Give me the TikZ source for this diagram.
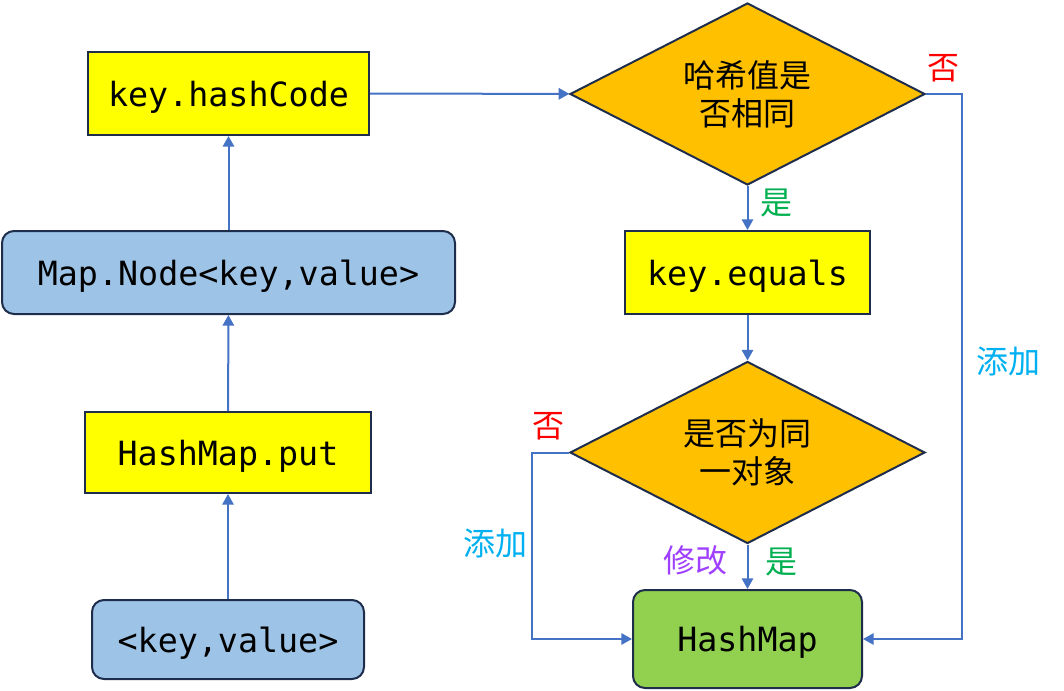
\documentclass[tikz,border=0pt]{standalone}
\usepackage{fontspec}
\setmonofont{DejaVu Sans Mono}
\newfontfamily\zhfont{Noto Sans CJK SC}
\usetikzlibrary{arrows.meta,shapes.geometric}
\definecolor{edgeblue}{HTML}{4472C4}
\definecolor{boxline}{HTML}{1F2D4D}
\definecolor{boxyellow}{HTML}{FFFF00}
\definecolor{boxblue}{HTML}{9DC3E6}
\definecolor{boxorange}{HTML}{FFC000}
\definecolor{boxgreen}{HTML}{92D050}
\definecolor{lblred}{HTML}{FF0000}
\definecolor{lblgreen}{HTML}{00B050}
\definecolor{lblcyan}{HTML}{00B0F0}
\definecolor{lblpurple}{HTML}{9F3FFF}

\begin{document}
\begin{tikzpicture}[x=0.75pt,y=-0.75pt,
  codebox/.style={draw=boxline, line width=1.5pt, inner sep=0pt,
    text height=18.75pt, text depth=0pt,
    font=\ttfamily\fontsize{25}{30}\selectfont},
  ybox/.style={codebox, fill=boxyellow},
  bbox/.style={codebox, fill=boxblue, rounded corners=9pt},
  decide/.style={diamond, draw=boxline, line width=1.5pt, fill=boxorange,
    inner sep=0pt, shape aspect=2, minimum width=266.25pt, minimum height=136.5pt,
    align=center, font=\zhfont\fontsize{24}{28.5}\selectfont},
  conn/.style={draw=edgeblue, line width=1.5pt, -{Triangle[length=8pt,width=8.5pt]}},
  lbl/.style={inner sep=0pt, font=\zhfont\fontsize{24}{28}\selectfont}]
\useasboundingbox (0,0) rectangle (1064,690);
% left column
\node[bbox, minimum width=204pt, minimum height=59.25pt] (kv) at (228,639.5) {<key,value>};
\node[ybox, minimum width=214.5pt, minimum height=60.75pt] (put) at (228,452.5) {HashMap.put};
\node[bbox, minimum width=339.75pt, minimum height=62.25pt] (mapnode) at (228.5,272.5) {Map.Node<key,value>};
\node[ybox, minimum width=210.75pt, minimum height=62.25pt] (hash) at (228.5,93.5) {key.hashCode};
% right column
\node[decide] (samehash) at (747.5,94) {哈希值是\\否相同};
\node[ybox, minimum width=183.75pt, minimum height=62.25pt] (equals) at (747.5,272.5) {key.equals};
\node[decide] (sameobj) at (747.5,452.5) {是否为同\\一对象};
\node[codebox, fill=boxgreen, rounded corners=9pt, minimum width=171.75pt, minimum height=73.5pt] (hm) at (747.5,639) {HashMap};
\coordinate (rbend) at (962,94);
\coordinate (lbend) at (532,452.5);
% connectors
\draw[conn] (kv) -- (put);
\draw[conn] (put) -- (mapnode);
\draw[conn] (mapnode) -- (hash);
\draw[conn] (hash) -- (samehash);
\draw[conn] (samehash) -- (equals);
\draw[conn] (equals) -- (sameobj);
\draw[conn] (sameobj) -- (hm);
\draw[conn] (samehash.east) -- (rbend) |- (hm.east);
\draw[conn] (sameobj.west) -- (lbend) |- (hm.west);
% labels
\node[lbl, text=lblred] (no1) at (943,68) {否};
\node[lbl, text=lblgreen] (yes1) at (776,203) {是};
\node[lbl, text=lblcyan] (add1) at (1008,361) {添加};
\node[lbl, text=lblred] (no2) at (548,426) {否};
\node[lbl, text=lblcyan] (add2) at (495,543) {添加};
\node[lbl, text=lblpurple] (mod) at (695,560) {修改};
\node[lbl, text=lblgreen] (yes2) at (781,562) {是};
\end{tikzpicture}
\end{document}
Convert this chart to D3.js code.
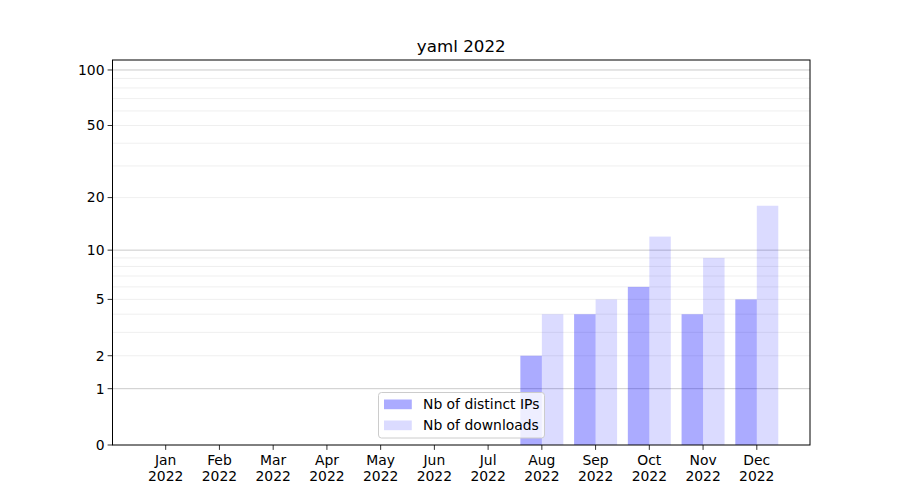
<!DOCTYPE html>
<html><head><meta charset="utf-8">
<script src="https://cdn.jsdelivr.net/npm/d3@7"></script>
<style>body{margin:0;background:#fff}text{font-family:"DejaVu Sans",sans-serif;fill:#000}</style>
</head><body><svg id="c" width="900" height="500"></svg>
<script>
const months = ["Jan","Feb","Mar","Apr","May","Jun","Jul","Aug","Sep","Oct","Nov","Dec"];
const year = "2022";
const distinctIPs = [0,0,0,0,0,0,0,2,4,6,4,5];
const downloads = [0,0,0,0,0,0,0,4,5,12,9,18];
const yTicks = [0,1,2,5,10,20,50,100];
const majorGrid = [1,10,100];
const minorGrid = [2,3,4,5,6,7,8,9,20,30,40,50,60,70,80,90];
const seriesNames = ["Nb of distinct IPs","Nb of downloads"];
const title = "yaml 2022";

const svg = d3.select("#c");
const L=112.5, R=810, T=60, B=445;
const x = d3.scaleLinear().domain([-0.99, 11.99]).range([L,R]);
const yl = d3.scaleLinear().domain([0, Math.log10(114.2)]).range([B,T]);
const y = v => yl(Math.log10(1+v));

// grid
svg.append("g").selectAll("line").data(minorGrid).join("line")
  .attr("x1",L).attr("x2",R).attr("y1",d=>y(d)).attr("y2",d=>y(d))
  .attr("stroke","#ebebeb").attr("stroke-width",0.8);
svg.append("g").selectAll("line").data(majorGrid).join("line")
  .attr("x1",L).attr("x2",R).attr("y1",d=>y(d)).attr("y2",d=>y(d))
  .attr("stroke","#cbcbcb").attr("stroke-width",1);

const w = x(0.4)-x(0);
svg.append("g").selectAll("rect").data(distinctIPs).join("rect")
  .attr("x",(d,i)=>x(i-0.4)).attr("width",w)
  .attr("y",d=>y(d)).attr("height",d=>B-y(d))
  .attr("fill","rgba(0,0,255,0.33)");
svg.append("g").selectAll("rect").data(downloads).join("rect")
  .attr("x",(d,i)=>x(i)).attr("width",w)
  .attr("y",d=>y(d)).attr("height",d=>B-y(d))
  .attr("fill","rgba(0,0,255,0.14)");

// axes frame
svg.append("rect").attr("x",L).attr("y",T).attr("width",R-L).attr("height",B-T)
  .attr("fill","none").attr("stroke","#000").attr("stroke-width",1);

// y ticks
const yg = svg.append("g");
yTicks.forEach(t=>{
  const yy=y(t);
  yg.append("line").attr("x1",L-4.9).attr("x2",L).attr("y1",yy).attr("y2",yy).attr("stroke","#000").attr("stroke-width",0.8);
  yg.append("text").attr("x",L-8).attr("y",yy).attr("dy","0.35em").attr("text-anchor","end")
    .attr("font-size","13.9px").text(t);
});
// x ticks
const xg = svg.append("g");
months.forEach((m,i)=>{
  const xx=x(i);
  xg.append("line").attr("x1",xx).attr("x2",xx).attr("y1",B).attr("y2",B+4.9).attr("stroke","#000").attr("stroke-width",0.8);
  const t = xg.append("text").attr("x",xx).attr("y",B+20).attr("text-anchor","middle").attr("font-size","13.9px");
  t.append("tspan").attr("x",xx).text(m);
  t.append("tspan").attr("x",xx).attr("dy","16.2px").text(year);
});

svg.append("text").attr("x",(L+R)/2).attr("y",52).attr("text-anchor","middle")
  .attr("font-size","16.7px").text(title);

// legend
const lg = svg.append("g");
lg.append("rect").attr("x",378.5).attr("y",392.5).attr("width",166).attr("height",45.5).attr("rx",3)
  .attr("fill","rgba(255,255,255,0.8)").attr("stroke","#cccccc").attr("stroke-width",1);
const lcolors=["rgba(0,0,255,0.33)","rgba(0,0,255,0.14)"];
seriesNames.forEach((n,i)=>{
  const yy = 399.5 + i*21;
  lg.append("rect").attr("x",384).attr("y",yy).attr("width",27.8).attr("height",9.7).attr("fill",lcolors[i]);
  lg.append("text").attr("x",423).attr("y",yy+5).attr("dy","0.35em").attr("font-size","13.9px").text(n);
});
</script></body></html>
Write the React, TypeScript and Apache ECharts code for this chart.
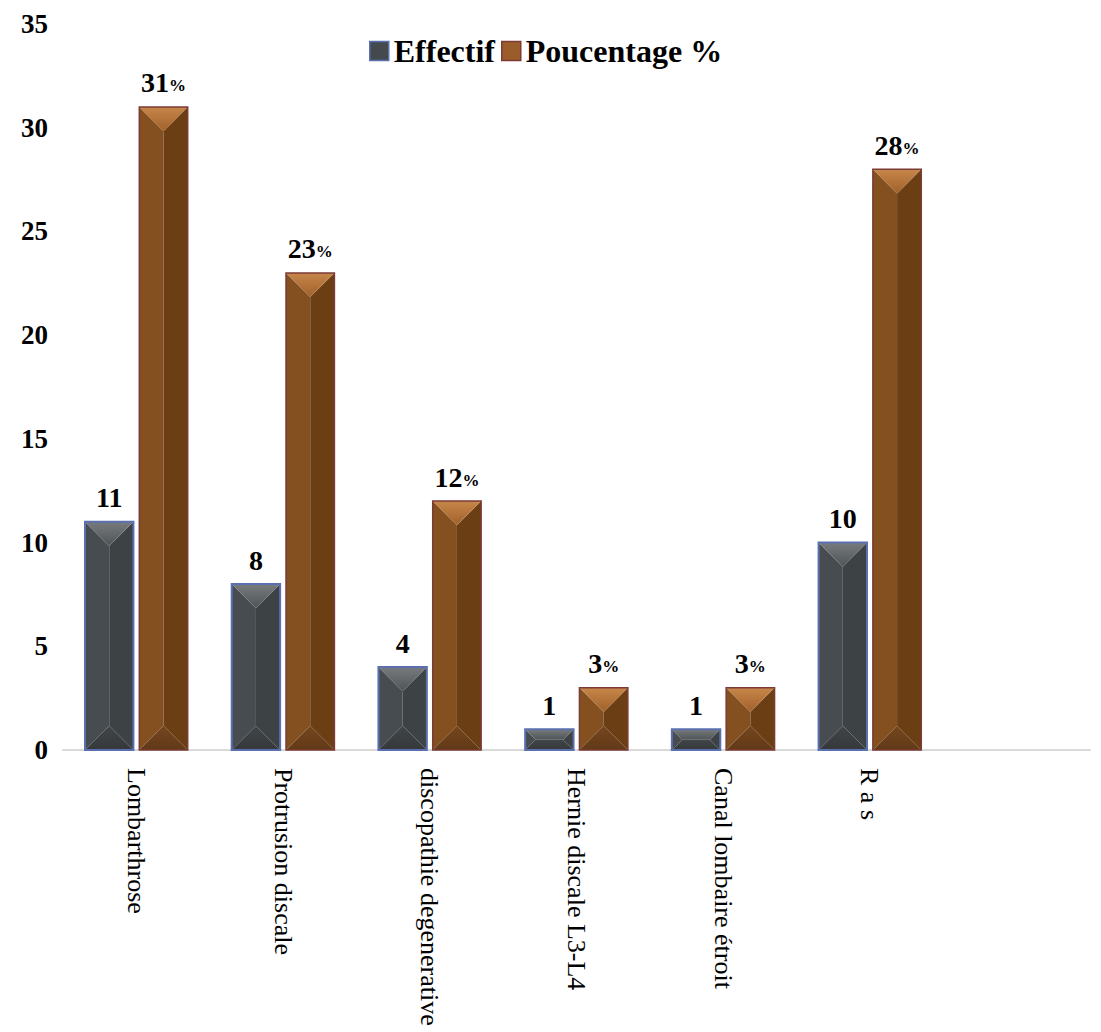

◆ EXERCISE TASK
Of the lines above, how many hold the word "this"? Say the number alone.

◆ TASK ANSWER
3